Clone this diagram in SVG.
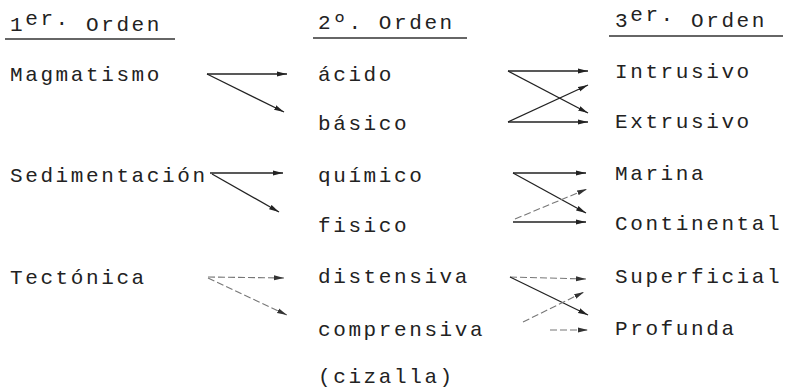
<svg xmlns="http://www.w3.org/2000/svg" width="790" height="391" viewBox="0 0 790 391">
<style>
  text { font-family: "Liberation Mono", "DejaVu Sans Mono", monospace; font-size: 21px; letter-spacing: 2.6px; fill: #222; }
  .hdr line, .ul { stroke: #333; stroke-width: 1.4; }
  .c { stroke: #222; stroke-width: 1.3; fill: none; marker-end: url(#ah); }
  .f { stroke: #777; stroke-width: 1.1; fill: none; marker-end: url(#ahf); stroke-dasharray: 7 3; }
</style>
<defs>
  <marker id="ah" markerUnits="userSpaceOnUse" markerWidth="10" markerHeight="6" refX="10" refY="3" orient="auto">
    <path d="M0,0.5 L10,3 L0,5.5 z" fill="#222"/>
  </marker>
  <marker id="ahf" markerUnits="userSpaceOnUse" markerWidth="10" markerHeight="6" refX="10" refY="3" orient="auto">
    <path d="M0,0.5 L10,3 L0,5.5 z" fill="#333"/>
  </marker>
</defs>
<rect width="790" height="391" fill="#fff"/>

<g id="headers">
  <g id="h1">
    <text x="10" y="31">1<tspan dy="-6">er.</tspan><tspan dy="6"> Orden</tspan></text>
    <line class="ul" x1="5" y1="39" x2="175" y2="39"/>
  </g>
  <g id="h2">
    <text x="318" y="29">2º. Orden</text>
    <line class="ul" x1="313" y1="38" x2="467" y2="38"/>
  </g>
  <g id="h3">
    <text x="615" y="27">3<tspan dy="-6">er.</tspan><tspan dy="6"> Orden</tspan></text>
    <line class="ul" x1="609" y1="36" x2="783" y2="36"/>
  </g>
</g>

<g id="n-magmatismo"><text x="10" y="81">Magmatismo</text></g>
<g id="n-sedimentacion"><text x="10" y="182">Sedimentación</text></g>
<g id="n-tectonica"><text x="10" y="284">Tectónica</text></g>

<g id="n-acido"><text x="318" y="81">ácido</text></g>
<g id="n-basico"><text x="318" y="130">básico</text></g>
<g id="n-quimico"><text x="318" y="182">químico</text></g>
<g id="n-fisico"><text x="318" y="232">fisico</text></g>
<g id="n-distensiva"><text x="318" y="283">distensiva</text></g>
<g id="n-comprensiva"><text x="318" y="336">comprensiva</text><text x="318" y="383">(cizalla)</text></g>

<g id="n-intrusivo"><text x="615" y="78">Intrusivo</text></g>
<g id="n-extrusivo"><text x="615" y="128">Extrusivo</text></g>
<g id="n-marina"><text x="615" y="180">Marina</text></g>
<g id="n-continental"><text x="615" y="230">Continental</text></g>
<g id="n-superficial"><text x="615" y="283">Superficial</text></g>
<g id="n-profunda"><text x="615" y="335">Profunda</text></g>

<g id="connectors">
  <path class="c" d="M207,74 L287,74"/>
  <path class="c" d="M207,74 L284,112"/>
  <path class="c" d="M210,173 L283,173"/>
  <path class="c" d="M212,174 L279,212"/>
  <path class="f" d="M208,277 L284,278"/>
  <path class="f" d="M208,278 L287,315"/>

  <path class="c" d="M508,71 L588,71"/>
  <path class="c" d="M508,71 L588,113"/>
  <path class="c" d="M508,122 L588,85"/>
  <path class="c" d="M508,122 L588,122"/>

  <path class="c" d="M513,173 L586,173"/>
  <path class="c" d="M513,173 L586,213"/>
  <path class="f" d="M515,219 L587,189"/>
  <path class="c" d="M513,222 L586,222"/>

  <path class="f" d="M510,277 L586,279"/>
  <path class="c" d="M510,277 L588,315"/>
  <path class="f" d="M523,322 L584,292"/>
  <path class="f" d="M550,330 L588,330"/>
</g>
</svg>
+ + +
## Work to be completed
Return to the listing above and set it down exactly, leaving out its pictures.

## Written response
Clone this diagram in SVG.
<svg xmlns="http://www.w3.org/2000/svg" width="790" height="391" viewBox="0 0 790 391">
<style>
  text { font-family: "Liberation Mono", "DejaVu Sans Mono", monospace; font-size: 21px; letter-spacing: 2.6px; fill: #222; }
  .hdr line, .ul { stroke: #333; stroke-width: 1.4; }
  .c { stroke: #222; stroke-width: 1.3; fill: none; marker-end: url(#ah); }
  .f { stroke: #777; stroke-width: 1.1; fill: none; marker-end: url(#ahf); stroke-dasharray: 7 3; }
</style>
<defs>
  <marker id="ah" markerUnits="userSpaceOnUse" markerWidth="10" markerHeight="6" refX="10" refY="3" orient="auto">
    <path d="M0,0.5 L10,3 L0,5.5 z" fill="#222"/>
  </marker>
  <marker id="ahf" markerUnits="userSpaceOnUse" markerWidth="10" markerHeight="6" refX="10" refY="3" orient="auto">
    <path d="M0,0.5 L10,3 L0,5.5 z" fill="#333"/>
  </marker>
</defs>
<rect width="790" height="391" fill="#fff"/>

<g id="headers">
  <g id="h1">
    <text x="10" y="31">1<tspan dy="-6">er.</tspan><tspan dy="6"> Orden</tspan></text>
    <line class="ul" x1="5" y1="39" x2="175" y2="39"/>
  </g>
  <g id="h2">
    <text x="318" y="29">2º. Orden</text>
    <line class="ul" x1="313" y1="38" x2="467" y2="38"/>
  </g>
  <g id="h3">
    <text x="615" y="27">3<tspan dy="-6">er.</tspan><tspan dy="6"> Orden</tspan></text>
    <line class="ul" x1="609" y1="36" x2="783" y2="36"/>
  </g>
</g>

<g id="n-magmatismo"><text x="10" y="81">Magmatismo</text></g>
<g id="n-sedimentacion"><text x="10" y="182">Sedimentación</text></g>
<g id="n-tectonica"><text x="10" y="284">Tectónica</text></g>

<g id="n-acido"><text x="318" y="81">ácido</text></g>
<g id="n-basico"><text x="318" y="130">básico</text></g>
<g id="n-quimico"><text x="318" y="182">químico</text></g>
<g id="n-fisico"><text x="318" y="232">fisico</text></g>
<g id="n-distensiva"><text x="318" y="283">distensiva</text></g>
<g id="n-comprensiva"><text x="318" y="336">comprensiva</text><text x="318" y="383">(cizalla)</text></g>

<g id="n-intrusivo"><text x="615" y="78">Intrusivo</text></g>
<g id="n-extrusivo"><text x="615" y="128">Extrusivo</text></g>
<g id="n-marina"><text x="615" y="180">Marina</text></g>
<g id="n-continental"><text x="615" y="230">Continental</text></g>
<g id="n-superficial"><text x="615" y="283">Superficial</text></g>
<g id="n-profunda"><text x="615" y="335">Profunda</text></g>

<g id="connectors">
  <path class="c" d="M207,74 L287,74"/>
  <path class="c" d="M207,74 L284,112"/>
  <path class="c" d="M210,173 L283,173"/>
  <path class="c" d="M212,174 L279,212"/>
  <path class="f" d="M208,277 L284,278"/>
  <path class="f" d="M208,278 L287,315"/>

  <path class="c" d="M508,71 L588,71"/>
  <path class="c" d="M508,71 L588,113"/>
  <path class="c" d="M508,122 L588,85"/>
  <path class="c" d="M508,122 L588,122"/>

  <path class="c" d="M513,173 L586,173"/>
  <path class="c" d="M513,173 L586,213"/>
  <path class="f" d="M515,219 L587,189"/>
  <path class="c" d="M513,222 L586,222"/>

  <path class="f" d="M510,277 L586,279"/>
  <path class="c" d="M510,277 L588,315"/>
  <path class="f" d="M523,322 L584,292"/>
  <path class="f" d="M550,330 L588,330"/>
</g>
</svg>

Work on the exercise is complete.